Every time we come to a new space, we transform it into a theater.

We create the stage around ourselves. Our backs to a wall, we separate the reality of our scenes from the rest of the world with an arc of bodies. The audience's attention becomes an insulating wall against the noise and distraction of the building, be it a school, office, or prison. The scenery and props are sparse; a chair and a telephone can become a courthouse or the bedroom of a crying child. The focus should be on the actors, on people in the audience, and, to a lesser extent, on the blue sign taped to the wall that reads, "What If..."

The life-blood of What If..., a program offered by InterAction Theater, Inc., which uses interactive methods to teach everything from sexual responsibility to conflict resolution, is audience participation. Getting the audience involved with the actors relies on quickly creating an atmosphere of mutual trust. If the audience feels as if it's being patronized, there won't be much teaching going on, and even less fun. One of the keys is to remove some of the barriers that usually separate the spectators from the show.

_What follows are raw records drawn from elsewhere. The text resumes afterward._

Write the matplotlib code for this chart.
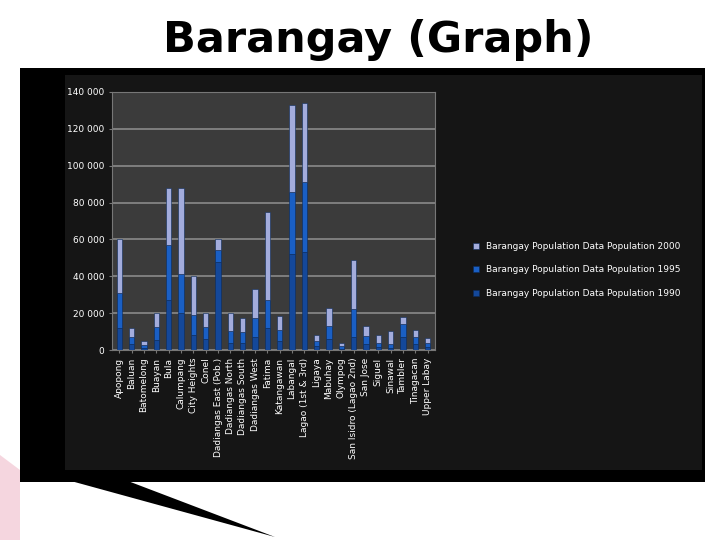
import matplotlib
matplotlib.use("Agg")
import matplotlib.pyplot as plt
from matplotlib.patches import Rectangle, Polygon
import numpy as np

categories = ["Apopong", "Baluan", "Batomelong", "Buayan", "Bula", "Calumpang", "City Heights",
              "Conel", "Dadiangas East (Pob.)", "Dadiangas North", "Dadiangas South", "Dadiangas West",
              "Fatima", "Katangawan", "Labangal", "Lagao (1st & 3rd)", "Ligaya", "Mabuhay", "Olympog",
              "San Isidro (Lagao 2nd)", "San Jose", "Siguel", "Sinawal", "Tambler", "Tinagacan", "Upper Labay"]
pop1990 = [12000, 3000, 1000, 5500, 27000, 20000, 8000, 6000, 48000, 4000, 4000, 7000, 12000, 5000,
           52000, 53000, 2000, 6000, 800, 7000, 3000, 1500, 1200, 7000, 3000, 1500]
pop1995 = [19000, 4000, 1500, 7000, 30000, 21000, 11000, 6500, 6000, 6500, 6000, 10500, 15000, 6000,
           34000, 38000, 3000, 7000, 1200, 15000, 4500, 2500, 2300, 7000, 4000, 2500]
pop2000 = [29000, 5000, 2500, 7500, 31000, 47000, 21000, 7500, 6000, 9500, 7500, 15500, 48000, 7500,
           47000, 43000, 3000, 10000, 2000, 27000, 5500, 4000, 7000, 4000, 4000, 2500]
series = [("Barangay Population Data Population 2000", pop2000, "#a3acdc"),
          ("Barangay Population Data Population 1995", pop1995, "#1a5fc4"),
          ("Barangay Population Data Population 1990", pop1990, "#14489a")]

fig = plt.figure(figsize=(7.2, 5.4), dpi=100)
fig.patch.set_facecolor("white")
fig.patches.append(Polygon([(0, 1-455/540), (20/720, 1-470/540), (20/720, 0), (0, 0)],
                           closed=True, transform=fig.transFigure, facecolor="#e07a95", alpha=0.3))
fig.patches.append(Polygon([(60/720, 1-478/540), (120/720, 1-478/540), (275/720, 1-537/540)],
                           closed=True, transform=fig.transFigure, facecolor="black"))
fig.patches.append(Rectangle((20/720, 1-482/540), 685/720, 414/540, transform=fig.transFigure,
                             facecolor="black", zorder=-3))
fig.patches.append(Rectangle((65/720, 1-470/540), 637/720, 395/540, transform=fig.transFigure,
                             facecolor="#151515", zorder=-2))
fig.text(0.525, 1-40/540, "Barangay (Graph)", ha="center", va="center", fontsize=31,
         fontweight="bold", color="black")

ax = fig.add_axes([112/720, 1-350/540, 323/720, 258/540])
ax.set_facecolor("#3b3b3b")
x = np.arange(len(categories))
bottom = np.zeros(len(categories))
for name, vals, col in reversed(series):
    ax.bar(x, vals, 0.45, bottom=bottom, color=col, edgecolor="#0b2a5a", linewidth=0.4,
           label=name, zorder=3)
    bottom += np.array(vals)
ax.set_ylim(0, 140000)
ax.set_xlim(-0.6, len(categories) - 0.4)
ax.set_yticks(range(0, 140001, 20000))
ax.set_yticklabels(["0" if v == 0 else f"{v//1000} 000" for v in range(0, 140001, 20000)],
                   fontsize=6.5)
ax.grid(axis="y", color="#8a8a8a", linewidth=1.2, zorder=0)
ax.set_xticks(x)
ax.set_xticklabels(categories, rotation=90, fontsize=6.5)
for s in ax.spines.values():
    s.set_color("#777777")
ax.tick_params(colors="#777777", length=2)
for lbl in ax.get_xticklabels() + ax.get_yticklabels():
    lbl.set_color("white")

h, l = ax.get_legend_handles_labels()
fig.legend(h[::-1], l[::-1], loc="center left", bbox_to_anchor=(465/720, 1-270/540),
           frameon=False, fontsize=6.5, labelcolor="white", handlelength=0.6, handleheight=0.6,
           labelspacing=1.6)
fig.savefig("out.png", dpi=100)
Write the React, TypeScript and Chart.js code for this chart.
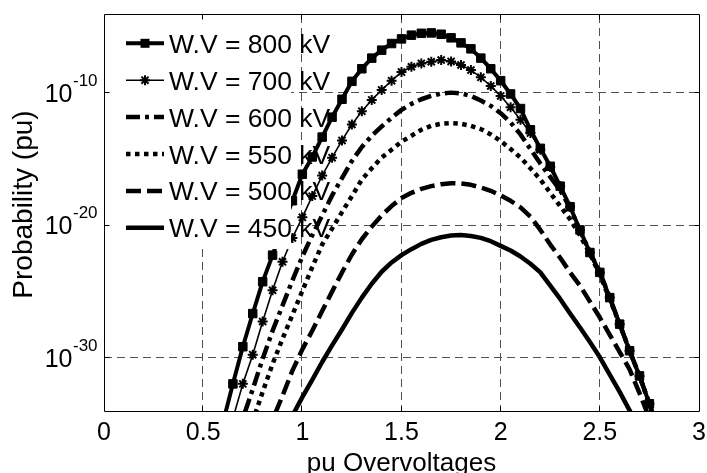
import React, { useEffect, useRef } from 'react';
import { Chart, registerables } from 'chart.js';

Chart.register(...registerables);

// ---------- data ----------
const xValues = [
  0.6, 0.65, 0.7, 0.75, 0.8, 0.85, 0.9, 0.95, 1.0, 1.05, 1.1, 1.15, 1.2, 1.25, 1.3,
  1.35, 1.4, 1.45, 1.5, 1.55, 1.6, 1.65, 1.7, 1.75, 1.8, 1.85, 1.9, 1.95, 2.0, 2.05,
  2.1, 2.15, 2.2, 2.25, 2.3, 2.35, 2.4, 2.45, 2.5, 2.55, 2.6, 2.65, 2.7, 2.75, 2.8,
];

// log10 of probability for each withstand voltage
const log10Prob800 = [
  -34.9, -32.0, -29.2, -26.7, -24.3, -22.3, -20.2, -18.2, -16.2, -14.9, -13.4, -11.9, -10.55, -9.2, -8.25,
  -7.45, -6.85, -6.35, -6.0, -5.72, -5.58, -5.55, -5.65, -5.92, -6.3, -6.75, -7.45, -8.25, -9.15, -10.15,
  -11.25, -12.85, -14.25, -15.6, -17.1, -18.65, -20.4, -22.1, -23.6, -25.5, -27.5, -29.5, -31.4, -33.5, -35.8,
];
const log10Prob700 = [
  -37.5, -34.6, -32.0, -29.8, -27.3, -24.95, -22.8, -21.0, -19.45, -17.85, -16.3, -14.95, -13.65, -12.45, -11.45,
  -10.6, -9.85, -9.15, -8.5, -8.1, -7.85, -7.72, -7.6, -7.7, -7.97, -8.35, -8.9, -9.55, -10.3, -11.15,
  -12.1, -13.1, -14.35, -15.65, -17.1, -18.65, -20.4, -22.1, -23.6, -25.5, -27.5, -29.5, -31.4, -33.5, -35.8,
];
const log10Prob600 = [
  -38.0, -36.3, -34.6, -32.4, -30.1, -28.0, -26.1, -24.2, -22.4, -20.8, -19.3, -17.8, -16.5, -15.2, -14.15,
  -13.3, -12.6, -11.95, -11.35, -10.9, -10.55, -10.3, -10.12, -10.05, -10.1, -10.3, -10.65, -11.05, -11.6, -12.3,
  -13.2, -14.3, -15.4, -16.4, -17.4, -18.75, -20.45, -22.1, -23.6, -25.5, -27.5, -29.5, -31.4, -33.5, -35.8,
];
const log10Prob550 = [
  -42.0, -39.7, -37.3, -34.8, -32.6, -30.5, -28.6, -26.8, -25.0, -23.2, -21.5, -20.3, -19.05, -17.85, -16.6,
  -15.75, -14.95, -14.35, -13.75, -13.3, -12.85, -12.55, -12.4, -12.35, -12.4, -12.55, -12.8, -13.2, -13.7, -14.3,
  -14.95, -15.75, -16.6, -17.6, -18.6, -19.6, -20.8, -22.2, -23.8, -25.6, -27.5, -29.5, -31.4, -33.5, -35.8,
];
const log10Prob500 = [
  -44.6, -42.6, -40.6, -38.6, -36.6, -34.7, -32.9, -31.0, -29.4, -28.0, -26.5, -25.05, -23.6, -22.25, -21.1,
  -20.15, -19.3, -18.6, -18.0, -17.6, -17.3, -17.1, -16.95, -16.88, -16.9, -17.0, -17.2, -17.45, -17.8, -18.2,
  -18.7, -19.4, -20.4, -21.5, -22.5, -23.6, -24.6, -25.8, -27.0, -28.3, -29.6, -30.9, -32.7, -34.6, -36.5,
];
const log10Prob450 = [
  -47.0, -45.5, -44.0, -42.0, -40.0, -38.0, -36.0, -34.4, -33.0, -31.7, -30.35, -29.1, -27.9, -26.65, -25.5,
  -24.45, -23.55, -22.85, -22.3, -21.85, -21.45, -21.15, -20.95, -20.82, -20.78, -20.85, -21.0, -21.25, -21.6, -21.95,
  -22.4, -22.95, -23.6, -24.6, -25.6, -26.7, -27.75, -28.85, -30.0, -31.3, -32.6, -34.0, -35.4, -37.0, -38.6,
];

const seriesLabels = [
  'W.V = 800 kV',
  'W.V = 700 kV',
  'W.V = 600 kV',
  'W.V = 550 kV',
  'W.V = 500 kV',
  'W.V = 450 kV',
];
const seriesValues = [log10Prob800, log10Prob700, log10Prob600, log10Prob550, log10Prob500, log10Prob450];

const xTickValues = [0, 0.5, 1, 1.5, 2, 2.5, 3];
const xTickLabels = ['0', '0.5', '1', '1.5', '2', '2.5', '3'];
const yTickExponents = [-10, -20, -30];
const yTickExpLabels = ['-10', '-20', '-30'];
const yTickBase = '10';
const xAxisTitle = 'pu Overvoltages';
const yAxisTitle = 'Probability (pu)';
const xMin = 0;
const xMax = 3;
const yMinExp = -34.12;
const yMaxExp = -4.2;

// ---------- styles ----------
const FONT = '"Liberation Sans", Arial, Helvetica, sans-serif';
type Style = { width: number; dash: number[]; marker: 'rect' | 'star' | null };
const seriesStyles: Style[] = [
  { width: 4, dash: [], marker: 'rect' },
  { width: 1.6, dash: [], marker: 'star' },
  { width: 4.5, dash: [14, 5, 4, 5], marker: null },
  { width: 4.5, dash: [4.5, 4.5], marker: null },
  { width: 4.5, dash: [15, 6], marker: null },
  { width: 4.5, dash: [], marker: null },
];

function drawMarker(ctx: CanvasRenderingContext2D, kind: string | null, cx: number, cy: number) {
  if (kind === 'rect') {
    ctx.fillRect(cx - 4.5, cy - 4.5, 9, 9);
  } else if (kind === 'star') {
    const r = 5;
    const d = r * Math.SQRT1_2;
    ctx.setLineDash([]);
    ctx.lineWidth = 2;
    ctx.beginPath();
    ctx.moveTo(cx - r, cy); ctx.lineTo(cx + r, cy);
    ctx.moveTo(cx, cy - r); ctx.lineTo(cx, cy + r);
    ctx.moveTo(cx - d, cy - d); ctx.lineTo(cx + d, cy + d);
    ctx.moveTo(cx - d, cy + d); ctx.lineTo(cx + d, cy - d);
    ctx.stroke();
  }
}

const decorPlugin = {
  id: 'decor',
  beforeDraw(chart: any) {
    const ctx = chart.ctx as CanvasRenderingContext2D;
    ctx.save();
    ctx.fillStyle = '#ffffff';
    ctx.fillRect(0, 0, chart.width, chart.height);
    ctx.restore();
  },
  beforeDatasetsDraw(chart: any) {
    const ctx = chart.ctx as CanvasRenderingContext2D;
    const { left, right, top, bottom } = chart.chartArea;
    const xs = chart.scales.x;
    const ys = chart.scales.y;
    ctx.save();
    ctx.strokeStyle = '#505050';
    ctx.lineWidth = 1;
    ctx.setLineDash([8, 5]);
    for (const v of xTickValues) {
      if (v <= xMin || v >= xMax) continue;
      const px = Math.round(xs.getPixelForValue(v)) - 0.5;
      ctx.beginPath();
      ctx.moveTo(px, top);
      ctx.lineTo(px, bottom);
      ctx.stroke();
    }
    for (const e of yTickExponents) {
      const py = Math.round(ys.getPixelForValue(Math.pow(10, e))) + 0.5;
      ctx.beginPath();
      ctx.moveTo(left, py);
      ctx.lineTo(right, py);
      ctx.stroke();
    }
    ctx.restore();
  },
  afterDatasetsDraw(chart: any) {
    const ctx = chart.ctx as CanvasRenderingContext2D;
    const { left, right, top, bottom } = chart.chartArea;
    const xs = chart.scales.x;
    const ys = chart.scales.y;
    ctx.save();

    // legend background (white, no border)
    ctx.fillStyle = '#ffffff';
    ctx.fillRect(left + 1, top + 1, 291 - left - 1, 249 - top - 1);

    // legend entries
    const rowY0 = 43.3;
    const rowStep = 36.9;
    ctx.fillStyle = '#000';
    ctx.strokeStyle = '#000';
    for (let i = 0; i < seriesLabels.length; i++) {
      const st = seriesStyles[i];
      const cy = rowY0 + i * rowStep;
      ctx.lineWidth = st.width;
      ctx.lineCap = 'butt';
      ctx.setLineDash(st.dash);
      ctx.beginPath();
      ctx.moveTo(126, cy);
      ctx.lineTo(164, cy);
      ctx.stroke();
      drawMarker(ctx, st.marker, 145, cy);
      ctx.font = `26.5px ${FONT}`;
      ctx.textAlign = 'left';
      ctx.textBaseline = 'alphabetic';
      ctx.fillText(seriesLabels[i], 169, cy + 9.5);
    }

    // axes box
    ctx.setLineDash([]);
    ctx.lineWidth = 1;
    ctx.strokeStyle = '#000';
    const bl = Math.round(left) + 0.5;
    const br = Math.round(right) + 0.5;
    const bt = Math.round(top) - 0.5;
    const bb = Math.round(bottom) - 0.5;
    ctx.beginPath();
    ctx.moveTo(bl, bt); ctx.lineTo(br, bt); ctx.lineTo(br, bb); ctx.lineTo(bl, bb); ctx.closePath();
    ctx.stroke();

    // inward tick marks
    ctx.beginPath();
    for (const v of xTickValues) {
      if (v <= xMin || v >= xMax) continue;
      const px = Math.round(xs.getPixelForValue(v)) - 0.5;
      ctx.moveTo(px, bb); ctx.lineTo(px, bb - 5);
      ctx.moveTo(px, bt); ctx.lineTo(px, bt + 5);
    }
    for (const e of yTickExponents) {
      const py = Math.round(ys.getPixelForValue(Math.pow(10, e))) + 0.5;
      ctx.moveTo(bl, py); ctx.lineTo(bl + 5, py);
      ctx.moveTo(br, py); ctx.lineTo(br - 5, py);
    }
    ctx.stroke();

    // x tick labels
    ctx.fillStyle = '#000';
    ctx.font = `25px ${FONT}`;
    ctx.textAlign = 'center';
    ctx.textBaseline = 'alphabetic';
    xTickValues.forEach((v, i) => {
      const px = xs.getPixelForValue(v);
      ctx.fillText(xTickLabels[i], px, 440);
    });

    // y tick labels with superscript exponents
    yTickExponents.forEach((e, i) => {
      const py = ys.getPixelForValue(Math.pow(10, e));
      ctx.font = `25px ${FONT}`;
      ctx.textAlign = 'right';
      ctx.fillText(yTickBase, 72.5, py + 9.7);
      ctx.font = `17px ${FONT}`;
      ctx.textAlign = 'left';
      ctx.fillText(yTickExpLabels[i], 73, py - 6.3);
    });

    // axis titles
    ctx.font = `26px ${FONT}`;
    ctx.textAlign = 'center';
    ctx.fillText(xAxisTitle, (left + right) / 2, 471);
    ctx.save();
    ctx.font = `28px ${FONT}`;
    ctx.translate(32, 204.5);
    ctx.rotate(-Math.PI / 2);
    ctx.fillText(yAxisTitle, 0, 0);
    ctx.restore();

    ctx.restore();
  },
};

export default function App() {
  const ref = useRef<HTMLCanvasElement>(null);
  useEffect(() => {
    const canvas = ref.current;
    if (!canvas) return;
    const datasets = seriesValues.map((vals, i) => {
      const st = seriesStyles[i];
      return {
        label: seriesLabels[i],
        data: xValues.map((x, j) => ({ x, y: Math.pow(10, vals[j]) })),
        borderColor: '#000',
        backgroundColor: '#000',
        borderWidth: st.width,
        borderDash: st.dash,
        borderCapStyle: 'butt' as const,
        borderJoinStyle: 'round' as const,
        tension: 0,
        fill: false,
        clip: 0,
        pointStyle: st.marker === 'rect' ? 'rect' : st.marker === 'star' ? 'star' : 'circle',
        pointRadius: st.marker === 'rect' ? 6 : st.marker === 'star' ? 5 : 0,
        pointBorderWidth: st.marker === 'star' ? 2 : 1,
        pointBackgroundColor: '#000',
        pointBorderColor: '#000',
        pointHoverRadius: 0,
      };
    });
    const chart = new Chart(canvas, {
      type: 'line',
      data: { datasets } as any,
      options: {
        responsive: false,
        animation: false,
        devicePixelRatio: 1,
        events: [],
        layout: { padding: { left: 104, right: 8, top: 15, bottom: 61 } },
        plugins: {
          legend: { display: false },
          tooltip: { enabled: false },
          title: { display: false },
        },
        scales: {
          x: { type: 'linear', display: false, min: xMin, max: xMax },
          y: {
            type: 'logarithmic',
            display: false,
            bounds: 'data',
            min: Math.pow(10, yMinExp),
            max: Math.pow(10, yMaxExp),
          },
        },
      } as any,
      plugins: [decorPlugin],
    });
    return () => chart.destroy();
  }, []);
  return (
    <div style={{ position: 'fixed', left: 0, top: 0, width: 707, height: 473, background: '#fff' }}>
      <canvas ref={ref} width={707} height={473} style={{ display: 'block', width: '707px', height: '473px' }} />
    </div>
  );
}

We try to get as close as possible to our audience. We avoid stages in auditoriums – either we perform on the same level with the seats or we have everybody sit on the stage. The fact that the people in the front row could reach out and touch us instantly closes some of the apathy gap. We don't use microphones unless absolutely necessary. If people can't hear us, we have too many people. Through focus and improvisation, we talk to people, not at them. In coaxing the audience to emotionally respond to the situation, we try to blur the line between "us" and "them" until we're just a bunch of people talking about something – hopefully something that can save lives. The further away people physically get, the more difficult it is to involve them in the scene. Those that sit in the front of the house are far more likely to speak freely than people in balconies. In matters of space, less is certainly more. Doing a show 3 feet away from 30 people will have a greater impact than performing 30 feet away from a mob of 300. People are accustomed to watching a performance, to quietly looking as the story unfolds. It takes convincing to get them involved to the extent that they try to change the characters' minds, at which point the scene is a success as the audience suspends disbelief and, with a minimum of after-school-special cheese, laughs, talks and shares.

What If... revolves around human involvement, not scenery or space. If people are willing to break the rules of conventional theater and interact, the setting is of no relevance. It's rare to find a theatrical production that would work better in a broom closet than in Carnegie Hall, but interactive theater relies more on emotional depth than physical dimensions.